The company opened for business over Thanksgiving weekend in 2010. Father and son duo, Jaime and Jim Dietenhofer opened the brewery in a converted warehouse in Buellton, California, that housed the company's brewing operations and a small taproom. Jason Courtney served as the company's first brewmaster. The company, drawing inspiration from the surrounding landscape, named itself after the local Figueroa Mountain and named its beers for characteristics of the surrounding region.

In 2013, the company opened its first expansion with a second taproom in Santa Barbara, California. Further expansions followed with taprooms in Los Olivos, California, and Santa Maria, California, in 2014 and Arroyo Grande, California, and Westlake Village, California, in 2015.

By 2017, the company claimed to be brewing beer "around the clock — 22 and a half hours every day — to keep up with demand."

In 2019, the company announced a collaboration with Dean Norris related to his portrayal of the fictional character Hank Schrader in the popular television series Breaking Bad.
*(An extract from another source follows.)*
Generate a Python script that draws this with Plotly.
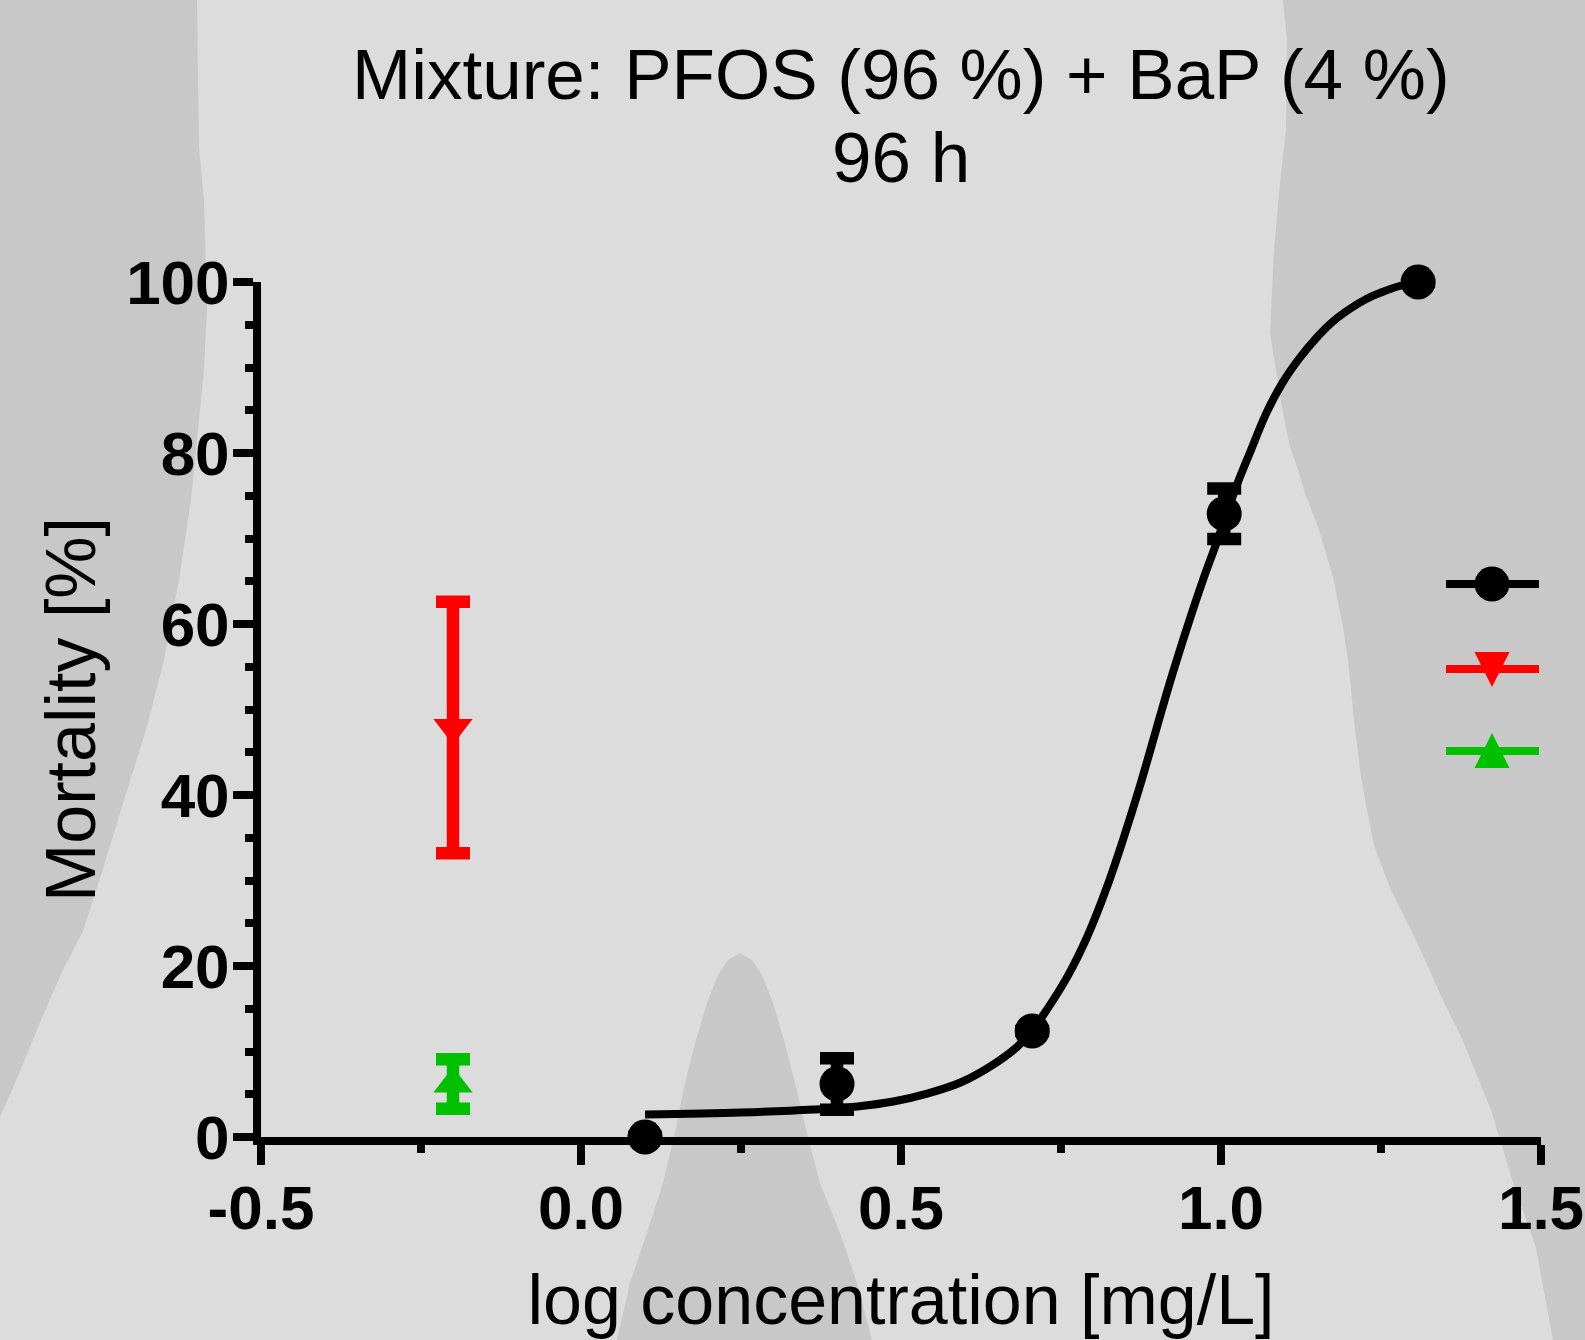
import plotly.graph_objects as go

# ---------------- data ----------------
mix_x = [0.10, 0.40, 0.705, 1.005, 1.308]
mix_y = [0.0, 6.2, 12.4, 72.9, 100.0]
mix_err = [None, 3.0, None, 2.95, None]

pfos_x = [-0.2]
pfos_y = [47.9]
pfos_err = [14.7]

bap_x = [-0.2]
bap_y = [6.2]
bap_err = [2.9]

# fitted concentration-response curve
fit_x = [0.100, 0.250, 0.364, 0.432, 0.488, 0.541, 0.593, 0.644, 0.682, 0.705,
         0.728, 0.760, 0.791, 0.822, 0.847, 0.873, 0.900, 0.920, 0.951, 0.972,
         0.993, 1.025, 1.045, 1.071, 1.096, 1.123, 1.149, 1.174, 1.201, 1.227,
         1.252, 1.279, 1.308]
fit_y = [2.63, 2.86, 3.21, 3.57, 4.15, 5.08, 6.37, 8.47, 10.58, 12.45,
         14.9, 18.76, 23.44, 29.28, 34.78, 40.97, 47.98, 53.13, 60.49, 65.17,
         69.49, 76.3, 80.0, 84.69, 88.2, 91.12, 93.45, 95.32, 96.84, 98.01,
         98.83, 99.53, 100.0]

x_tickvals = [-0.5, 0.0, 0.5, 1.0, 1.5]
x_ticktext = ["-0.5", "0.0", "0.5", "1.0", "1.5"]
y_tickvals = [0, 20, 40, 60, 80, 100]
y_ticktext = ["0", "20", "40", "60", "80", "100"]

title_line1 = "Mixture: PFOS (96 %) + BaP (4 %)"
title_line2 = "96 h"
x_title = "log concentration [mg/L]"
y_title = "Mortality [%]"

# ---------------- layout constants ----------------
W, H = 1585, 1340
L, R, T, B = 261, 44, 282, 203
PW, PH = W - L - R, H - T - B
FONT = "Liberation Sans, Arial, Helvetica, sans-serif"
BG_LIGHT = "#dcdcdc"
BG_DARK = "#c8c8c8"
BLACK = "#000000"
RED = "#ff0000"
GREEN = "#00c000"


def px2paper(px, py):
    return (px - L) / PW, (T + PH - py) / PH


def path_from_pixels(pts):
    parts = []
    for i, (px, py) in enumerate(pts):
        x, y = px2paper(px, py)
        parts.append(("M" if i == 0 else "L") + f"{x:.5f},{y:.5f}")
    return " ".join(parts) + " Z"


# decorative background regions (pixel outlines of the grey shapes)
left_region = [(0, 0), (197, 0), (199, 147), (204, 200), (207, 310), (204, 370),
               (199, 420), (191, 500), (179, 580), (164, 660), (146, 730),
               (124, 800), (103, 869), (83, 931), (62, 972), (41, 1020),
               (21, 1069), (0, 1117)]
right_region = [(1283, 0), (1287, 40), (1286, 130), (1280, 183), (1274, 250),
                (1270, 333), (1277, 377), (1283, 413), (1290, 447), (1297, 467),
                (1305, 493), (1318, 527), (1333, 577), (1343, 627), (1348, 660),
                (1354, 720), (1360, 770), (1366, 805), (1374, 845), (1390, 888),
                (1415, 938), (1443, 1000), (1463, 1041), (1491, 1110), (1512, 1179),
                (1536, 1248), (1553, 1340), (1585, 1340), (1585, 0)]
mid_region = [(617, 1340), (630, 1283), (647, 1233), (663, 1183), (675, 1133),
              (685, 1083), (696, 1040), (708, 1000), (718, 975), (728, 960),
              (740, 953), (752, 960), (762, 975), (772, 1000), (784, 1040),
              (795, 1083), (807, 1133), (820, 1183), (840, 1233), (857, 1283),
              (872, 1340)]

shapes = []
for reg in (left_region, right_region, mid_region):
    shapes.append(dict(type="path", xref="paper", yref="paper",
                       path=path_from_pixels(reg), fillcolor=BG_DARK,
                       line=dict(width=0), layer="below"))

fig = go.Figure()

# fitted curve
fig.add_trace(go.Scatter(x=fit_x, y=fit_y, mode="lines",
                         line=dict(color=BLACK, width=8, shape="spline", smoothing=1.0),
                         cliponaxis=False, showlegend=False, hoverinfo="skip"))

err_style = dict(type="data", thickness=12.5, width=17, visible=True)

fig.add_trace(go.Scatter(x=pfos_x, y=pfos_y, mode="markers", name="PFOS",
                         marker=dict(symbol="triangle-down", size=34, color=RED),
                         error_y=dict(array=pfos_err, color=RED, **err_style),
                         cliponaxis=False, showlegend=False))
fig.add_trace(go.Scatter(x=bap_x, y=bap_y, mode="markers", name="BaP",
                         marker=dict(symbol="triangle-up", size=34, color=GREEN),
                         error_y=dict(array=bap_err, color=GREEN, **err_style),
                         cliponaxis=False, showlegend=False))
fig.add_trace(go.Scatter(x=mix_x, y=mix_y, mode="markers", name="Mixture",
                         marker=dict(symbol="circle", size=35, color=BLACK),
                         error_y=dict(array=mix_err, color=BLACK, **err_style),
                         cliponaxis=False, showlegend=False))

# key (drawn on an overlay axis measured in plot-area pixels)
key_line_x = [1185, 1278]
key_marker_x = 1231
key_rows = [
    dict(color=BLACK, line_y=553, marker_y=553, symbol="circle", size=35),
    dict(color=RED, line_y=468, marker_y=450, symbol="arrow-down", size=35),
    dict(color=GREEN, line_y=386, marker_y=404, symbol="arrow-up", size=35),
]
for row in key_rows:
    fig.add_trace(go.Scatter(x=key_line_x, y=[row["line_y"]] * 2, mode="lines",
                             line=dict(color=row["color"], width=8),
                             xaxis="x2", yaxis="y2", showlegend=False,
                             hoverinfo="skip", cliponaxis=False))
    fig.add_trace(go.Scatter(x=[key_marker_x], y=[row["marker_y"]], mode="markers",
                             marker=dict(symbol=row["symbol"], size=row["size"],
                                         color=row["color"], line=dict(width=0)),
                             xaxis="x2", yaxis="y2", showlegend=False,
                             hoverinfo="skip", cliponaxis=False))

tickfont = dict(family=FONT, size=62, color=BLACK, weight="bold")
axis_common = dict(showline=True, linecolor=BLACK, linewidth=8, mirror=False,
                   ticks="outside", ticklen=20, tickwidth=8, tickcolor=BLACK,
                   showgrid=False, zeroline=False, tickfont=tickfont,
                   fixedrange=True, automargin=False)

fig.update_layout(
    width=W, height=H, autosize=False,
    margin=dict(l=L, r=R, t=T, b=B, pad=0, autoexpand=False),
    paper_bgcolor=BG_LIGHT, plot_bgcolor="rgba(0,0,0,0)",
    font=dict(family=FONT, color=BLACK),
    showlegend=False,
    shapes=shapes,
    xaxis=dict(range=[-0.5, 1.5], tickmode="array", tickvals=x_tickvals,
               ticktext=x_ticktext, ticklabelstandoff=-10,
               minor=dict(ticks="outside", ticklen=8, tickwidth=8, tickcolor=BLACK,
                          dtick=0.25, tick0=-0.5),
               title=dict(text=x_title, font=dict(family=FONT, size=70, color=BLACK),
                          standoff=37),
               **axis_common),
    yaxis=dict(range=[0, 100], tickmode="array", tickvals=y_tickvals,
               ticktext=y_ticktext, ticklabelstandoff=-9,
               minor=dict(ticks="outside", ticklen=8, tickwidth=8, tickcolor=BLACK,
                          dtick=5, tick0=0),
               title=dict(text=y_title, font=dict(family=FONT, size=70, color=BLACK),
                          standoff=11),
               **axis_common),
    xaxis2=dict(overlaying="x", range=[0, PW], visible=False, fixedrange=True,
                automargin=False),
    yaxis2=dict(overlaying="y", range=[0, PH], visible=False, fixedrange=True,
                automargin=False),
    annotations=[
        dict(text=title_line1, xref="paper", yref="paper", x=0.5,
             y=px2paper(0, 75)[1], xanchor="center", yanchor="middle",
             showarrow=False, font=dict(family=FONT, size=71, color=BLACK)),
        dict(text=title_line2, xref="paper", yref="paper", x=0.5,
             y=px2paper(0, 158)[1], xanchor="center", yanchor="middle",
             showarrow=False, font=dict(family=FONT, size=71, color=BLACK)),
    ],
)

fig.write_html("out.html",
               config={"displayModeBar": False, "responsive": False},
               post_script="document.body.style.margin='0px';"
                           "document.body.style.padding='0px';"
                           "document.body.style.overflow='hidden';")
By the end of 2019, the company was reportedly producing 23,145 barrels of beer annually and expected to produce up to 27,000 barrels by 2022. On October 5, 2020, however, the company announced that it had filed for Chapter 11 bankruptcy, citing the challenges of the COVID-19 pandemic and that it intended to reorganize and continue operating the business post-bankruptcy. As of June 2022, the company remains in bankruptcy.
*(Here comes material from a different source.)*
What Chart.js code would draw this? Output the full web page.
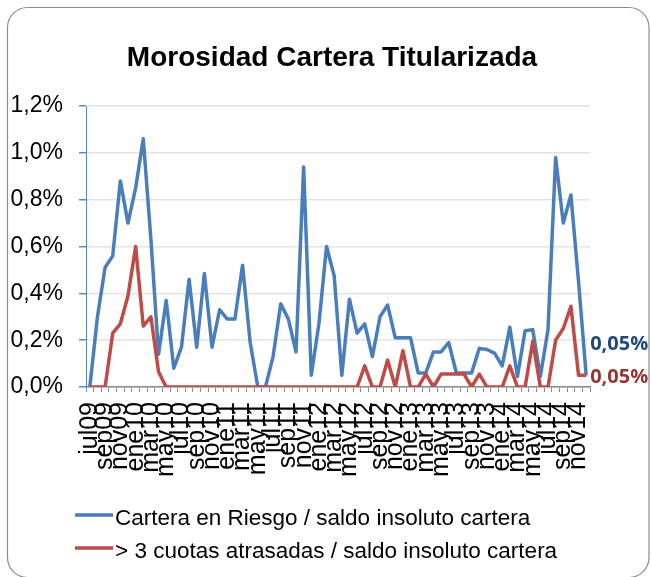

In June 2022, the company announced that it was acquiring new taprooms in West Los Angeles, Westwood, Echo Park, and Sherman Oaks.

==Products==
The company has launched dozens of beers spanning a wide range of styles. As of April 2021, the company's most popular beers include:

- Danish Red Lager
- Davy Brown Ale
- Hoppy Poppy IPA
- Hurricane Deck DIPA
- Lizard's Mouth IIPA
- Paradise Road Pilsner
- Stagecoach Stout

The company had received a number of awards for its beers, including a gold medal at the 2014 Great American Beer Festival, the world's largest commercial beer competition for U.S. beers.